For the more conservative property hunters, the redevelopment of the London Bridge Quarter may present some interesting opportunities – even if they are in the shadow of the ever growing Shard. Though a largely developed area, there are plenty of options available, with railway arches and former warehouse spaces around London Bridge and up-and-coming Bermondsey offering great potential for developers to pick up quirky properties. Reasonable spaces are currently available around the million pounds mark, and once the years of regeneration planned for the area have finished (with a second phase of redevelopment recently awarded) owners will have a nice nest egg.
Those after a little more risk in their investment should look to the Nine Elms area of South London. With the US Embassy due to be built in the area and the very strong likelihood of the regeneration of the Battersea Power Station, with a potential new tube link as well, the area is likely to be a hot bed of activity in the next few years. However, with current owners cottoning on to this, the chance of grabbing the right space at the right price is decreasing by the day.
The wild card investor should look to the newly created East London line. Its importance as a major transport route bridging north and south has arguably not been fully realised yet, and may not be until the Olympics roll into town in 2012. Stratford of course will offer some opportunities, yet most have long gone.

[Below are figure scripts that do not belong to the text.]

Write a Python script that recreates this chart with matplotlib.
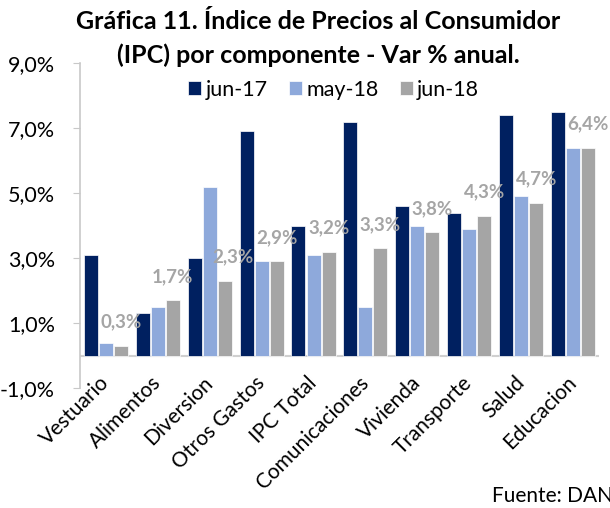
import matplotlib
matplotlib.use("Agg")
import matplotlib.pyplot as plt
import numpy as np

plt.rcParams["font.family"] = ["Lato", "DejaVu Sans"]

# datos (Var % anual)
categorias = ["Vestuario", "Alimentos", "Diversion", "Otros Gastos", "IPC Total",
              "Comunicaciones", "Vivienda", "Transporte", "Salud", "Educacion"]
jun17 = [3.1, 1.3, 3.0, 6.9, 4.0, 7.2, 4.6, 4.4, 7.4, 7.5]
may18 = [0.4, 1.5, 5.2, 2.9, 3.1, 1.5, 4.0, 3.9, 4.9, 6.4]
jun18 = [0.3, 1.7, 2.3, 2.9, 3.2, 3.3, 3.8, 4.3, 4.7, 6.4]
series = ["jun-17", "may-18", "jun-18"]
colores = ["#002060", "#8EA9DB", "#A5A5A5"]
yticks = [-1, 1, 3, 5, 7, 9]

fig = plt.figure(figsize=(6.1, 5.08), dpi=100)
ax = fig.add_axes([0.131, 0.236, 0.851, 0.640])

x = np.arange(len(categorias))
w = 0.27
for i, (vals, nombre, c) in enumerate(zip([jun17, may18, jun18], series, colores)):
    ax.bar(x + (i - 1) * (w + 0.02), vals, width=w, color=c, label=nombre,
           edgecolor="white", linewidth=0.5, zorder=3)

# etiquetas sobre jun-18 (la de Diversion algo corrida a la derecha)
for k, (xi, v) in enumerate(zip(x, jun18)):
    dx = 6 if categorias[k] == "Diversion" else 0
    ax.annotate(f"{v:.1f}%".replace(".", ","), (xi + (w + 0.02), v),
                xytext=(dx, 17), textcoords="offset points", ha="center", va="center",
                fontsize=13.5, fontweight="bold", color="#A5A5A5", zorder=4)

ax.set_xlim(-0.5, len(categorias) - 0.5)
ax.set_ylim(-1, 9)
ax.set_yticks(yticks)
ax.set_yticklabels([f"{t:.1f}%".replace(".", ",") for t in yticks], fontsize=15.5)
ax.axhline(0, color="#D0D0D0", linewidth=1.5, zorder=2)

for s in ["top", "right", "bottom"]:
    ax.spines[s].set_visible(False)
ax.spines["left"].set_color("#C8C8C8")
ax.spines["left"].set_linewidth(1.2)
ax.tick_params(axis="y", color="#C8C8C8", length=5, pad=13)
ax.tick_params(axis="x", length=0, pad=-6)
ax.set_xticks(x)
ax.set_xticklabels(categorias, rotation=45, ha="right", va="center",
                   rotation_mode="anchor", fontsize=15)

fig.text(0.522, 0.957, "Gráfica 11. Índice de Precios al Consumidor", ha="center",
         va="center", fontsize=18, fontweight="bold")
fig.text(0.522, 0.892, "(IPC) por componente - Var % anual.", ha="center",
         va="center", fontsize=18, fontweight="bold")

fig.legend(loc="center", bbox_to_anchor=(0.547, 0.823), ncol=3, frameon=False,
           fontsize=15.5, handlelength=0.6, handleheight=0.6, handletextpad=0.2,
           columnspacing=1.0)

fig.text(492 / 610, 0.003, "Fuente: DANE", fontsize=15, ha="left", va="bottom")

fig.savefig("out.png", dpi=100)
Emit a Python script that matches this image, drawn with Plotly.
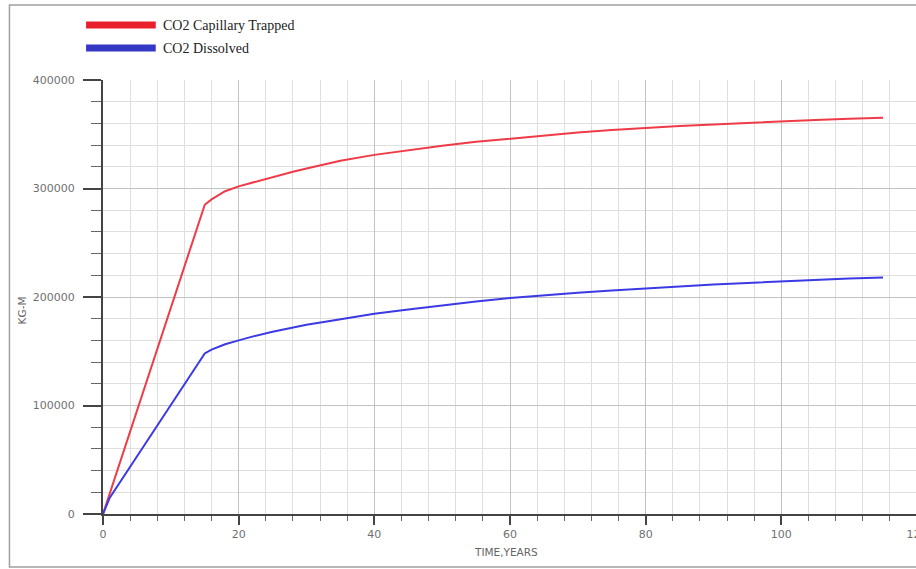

Instead, smart developers and buyers should look to the path of the tracks. Boroughs such as Lewisham, Tower Hamlets and the much maligned Hackney are a wealth of opportunities both in terms of office and leisure developments – many below the half a million pounds mark. In addition, the train line’s eventual connection to Highbury and Islington will forge a link between some one of London’s most culturally interesting areas and one of its most affluent districts. Developers with the right eye and cash in their pocket can make a clever investment, so as long as they move with the character of the area.
Of course, with the current economic outlook, any purchase will have to rely on deep pockets to ensure its success. Refurbishment costs have risen significantly in recent years, while empty rates are acting as a huge drain on the industry’s capital. In this respect, it will be the smaller developments that cater well to their locations that will hold the best potential for returns. Thus, while it may not be the easiest market right now, a smart approach that avoids following the crowd will hopefully bring good results.